Carreiras? Eu tenho uma que diz diretamente com o equilíbrio emocional da pessoa. Na instituição hoje existe um aparato enorme para o curso de formação de ingresso e para cursos de atualização. Quase toda semana rola alguma coisa. Em 16 anos de casa, sabe quando vi alguma proposta que não tivesse a ver com leis e códigos etc., mas com as nossas emoções, reações, camadas de sentimentos e posições subjetivas que estão por baixo de toda atuação profissional? Praticamente nada. E isso que ultrapassou o nada simplesmente não teve a menor adesão por parte dos destinatários.
Psicologia, mesmo em pleno século XXI, ainda é coisa pra maluco. Os "bons" dão um jeito nos seus problemas sozinhos.

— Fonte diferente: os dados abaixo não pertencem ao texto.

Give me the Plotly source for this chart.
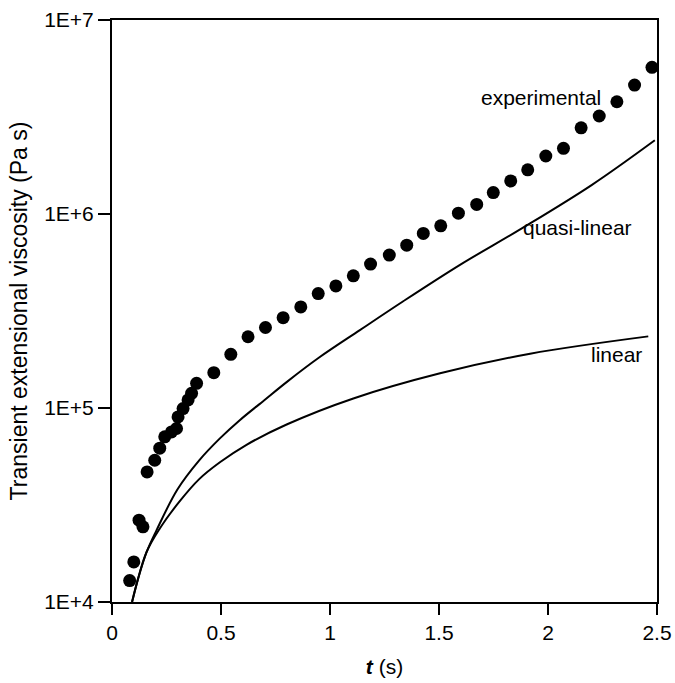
import plotly.graph_objects as go

# Experimental transient extensional viscosity (Pa s) vs time (s)
t_exp = [0.081, 0.100, 0.124, 0.142, 0.161, 0.196, 0.219, 0.242, 0.273, 0.296,
         0.303, 0.326, 0.349, 0.365, 0.388, 0.467, 0.545, 0.624, 0.704, 0.785,
         0.866, 0.946, 1.027, 1.107, 1.186, 1.272, 1.352, 1.428, 1.508, 1.589,
         1.673, 1.749, 1.829, 1.907, 1.990, 2.071, 2.152, 2.235, 2.316, 2.397, 2.477]
eta_exp = [1.29e4, 1.61e4, 2.64e4, 2.44e4, 4.68e4, 5.38e4, 6.21e4, 7.10e4, 7.53e4, 7.84e4,
           9.0e4, 9.93e4, 1.10e5, 1.19e5, 1.34e5, 1.52e5, 1.89e5, 2.33e5, 2.60e5, 2.92e5,
           3.32e5, 3.89e5, 4.26e5, 4.80e5, 5.52e5, 6.14e5, 6.91e5, 7.94e5, 8.69e5, 1.01e6,
           1.12e6, 1.29e6, 1.48e6, 1.69e6, 1.99e6, 2.18e6, 2.78e6, 3.20e6, 3.79e6, 4.62e6, 5.70e6]

# Quasi-linear model
t_quasi = [0.092, 0.12, 0.158, 0.204, 0.30, 0.40, 0.495, 0.586, 0.70, 0.801,
           0.95, 1.137, 1.336, 1.60, 1.88, 2.20, 2.49]
eta_quasi = [1.0e4, 1.32e4, 1.80e4, 2.34e4, 3.80e4, 5.37e4, 6.97e4, 8.65e4, 1.10e5, 1.36e5,
             1.82e5, 2.52e5, 3.55e5, 5.50e5, 8.43e5, 1.41e6, 2.40e6]

# Linear model
t_lin = [0.092, 0.158, 0.22, 0.31, 0.40, 0.495, 0.617, 0.801, 1.107, 1.505, 1.918, 2.46]
eta_lin = [1.0e4, 1.8e4, 2.4e4, 3.3e4, 4.3e4, 5.25e4, 6.46e4, 8.22e4, 1.12e5, 1.51e5, 1.905e5, 2.34e5]

x_ticks = [0, 0.5, 1, 1.5, 2, 2.5]
x_tick_labels = ["0", "0.5", "1", "1.5", "2", "2.5"]
y_ticks = [1e4, 1e5, 1e6, 1e7]
y_tick_labels = ["1E+4", "1E+5", "1E+6", "1E+7"]

FONT = "Liberation Sans, Arial, sans-serif"

fig = go.Figure()
fig.add_trace(go.Scatter(x=t_lin, y=eta_lin, mode="lines",
                         line=dict(color="black", width=2, shape="spline", smoothing=1),
                         name="linear", showlegend=False))
fig.add_trace(go.Scatter(x=t_quasi, y=eta_quasi, mode="lines",
                         line=dict(color="black", width=2, shape="spline", smoothing=1),
                         name="quasi-linear", showlegend=False))
fig.add_trace(go.Scatter(x=t_exp, y=eta_exp, mode="markers", marker=dict(color="black", size=13),
                         name="experimental", showlegend=False))

fig.add_annotation(x=2.253, y=6.603, text="experimental", showarrow=False, xanchor="right", yanchor="middle",
                   font=dict(size=21, color="black", family=FONT))
fig.add_annotation(x=1.876, y=5.932, text="quasi-linear", showarrow=False, xanchor="left", yanchor="middle",
                   font=dict(size=21, color="black", family=FONT))
fig.add_annotation(x=2.188, y=5.277, text="linear", showarrow=False, xanchor="left", yanchor="middle",
                   font=dict(size=21, color="black", family=FONT))

fig.update_layout(
    width=675, height=683,
    margin=dict(l=112, r=18, t=20, b=81, autoexpand=False),
    plot_bgcolor="white", paper_bgcolor="white",
    font=dict(family=FONT, size=21, color="black"),
    xaxis=dict(range=[0, 2.5], tickvals=x_ticks, ticktext=x_tick_labels,
               showline=True, linecolor="black", linewidth=2, mirror=True,
               ticks="outside", ticklen=11, tickwidth=2, tickcolor="black",
               showgrid=False, zeroline=False, tickfont=dict(size=21), automargin=False,
               title=dict(text="<b><i>t</i></b> (s)", standoff=16, font=dict(size=21, color="black"))),
    yaxis=dict(type="log", range=[4, 7], tickvals=y_ticks, ticktext=y_tick_labels,
               showline=True, linecolor="black", linewidth=2, mirror=True,
               ticks="outside", ticklen=12, tickwidth=2, tickcolor="black",
               showgrid=False, zeroline=False, tickfont=dict(size=21), automargin=False,
               title=dict(text="Transient extensional viscosity (Pa s)", standoff=10,
                          font=dict(size=23, color="black"))),
)

fig.write_html("out.html", config={"displayModeBar": False},
               post_script="document.body.style.margin='0';")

Fiquei muito cabreira quando vi os jogadores da seleção chorando antes dos pênaltis contra o Chile. Nada a ver com algum preconceito contra choro, muito menos choro de homem, mas aquele choro, naquele momento, deu notícias, pra mim (idem), sim, de a quantas andava o equilíbrio psicológico deles. Me chocou ver que a providência da equipe técnica foi pedir uma visita da psicóloga no dia seguinte para ter uma conversa com eles. Visita? Não existe então um psicólogo acompanhando a equipe direto? Massagistas devem ser uma dúzia. Ortopedistas, osteopatas, fisioterapeutas, cardiologistas, nutricionistas, mais algumas pencas. E não tem psicólogo? Uma conversa vai resolver alguma coisa ou esse era um trabalho que tinha que vir sendo feito há tanto tempo quanto qualquer outro treino tático, técnico etc. da seleção?
Me fazendo essas perguntas ontem, encontrei a minha resposta pro nosso vexame. Não é explicar o inexplicável, não, Júlio César; na minha opinião, a explicação tá bem na cara. Porque o melhor futebol da Alemanha pode explicar a derrota; mas o absurdo do que aconteceu só a fissuras internas dos jogadores explicam.
No grosso, psicologia, subjetividade, emoção ainda não são valores realmente centrais para as pessoas, para as instituições, para as seleções. O resultado? 7 x 1 para a infelicidade, em várias e várias versões possíveis dessa goleada. No bolão da vida, eu botaria todo meu dinheiro nisso.
Isso tudo me lembra o que uma vez um padre me disse quanto à coisa que mais o impressionava em décadas de confessionário: perceber o quanto as pessoas eram mais infelizes do que se imagina.
Hoje quem amanheceu padecendo de uma esquisitíssima infelicidade, que nem o mais pessimista dos seres poderia supor (alguém na galáxia ganhou algum bolão?), foi o Brasil.
Que a gente consiga fazer alguma coisa emocionalmente útil com isso.